Denman v. Slayton
Headline: Tax rule blocking interest deductions for people who borrow to buy tax-exempt municipal bonds is upheld, preventing bond traders from turning borrowing costs into tax-free income.
Holding:
- Prevents deduction of loan interest used to buy tax-exempt municipal bonds.
- Stops investors from using borrowing to convert taxable income into tax-free income.
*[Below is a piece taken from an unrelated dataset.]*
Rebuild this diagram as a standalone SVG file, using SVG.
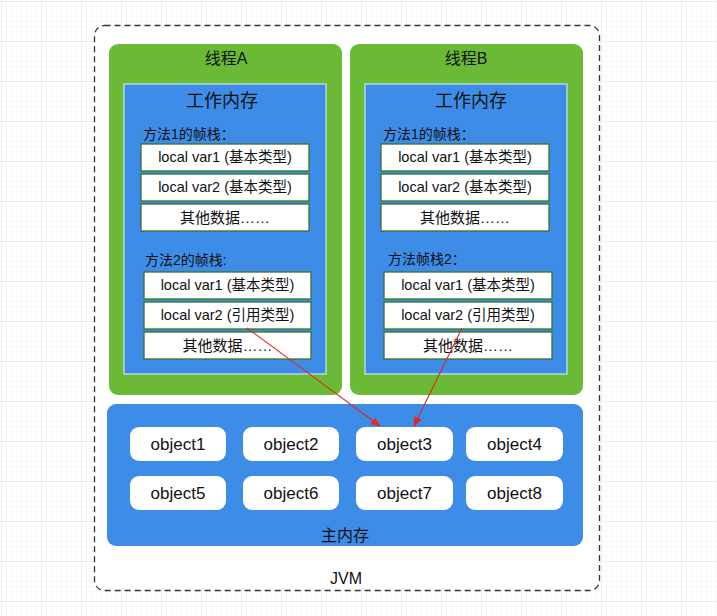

- Allows the tax collector to enforce additional assessments in such cases.
Summary
Background
A taxpayer who bought, carried, and sold tax-exempt municipal bonds collected interest on those bonds and also paid large amounts of interest on money he borrowed to buy them. He excluded the tax-free interest he received and tried to deduct the interest he paid on the loans. The tax commissioner denied that deduction, assessed extra tax, and the taxpayer sued to recover what he had paid.
Reasoning
The central question was whether Congress could refuse a deduction for interest on loans used to buy tax-exempt securities. The Court said yes. It explained that Congress reasonably prevented people from escaping tax by borrowing to buy exempt bonds so that interest paid on the loan would cancel out taxable income. The Court found this classification not arbitrary and different from an earlier case cited by the taxpayer, so the law limiting the deduction stands. The lower courts’ rulings for the taxpayer were reversed and judgment was ordered for the tax collector.
Real world impact
The decision means investors who borrow money to buy tax-exempt municipal bonds cannot deduct that borrowing cost to wipe out their tax liability. It blocks a simple tactic for turning taxable receipts into tax-free income by pairing them with loan interest. Tax collectors may enforce assessments where taxpayers tried this approach.
Dissents or concurrances
The opinion distinguishes an earlier Supreme Court decision that the taxpayer relied on, saying the facts there were materially different and the earlier doctrine does not control this case.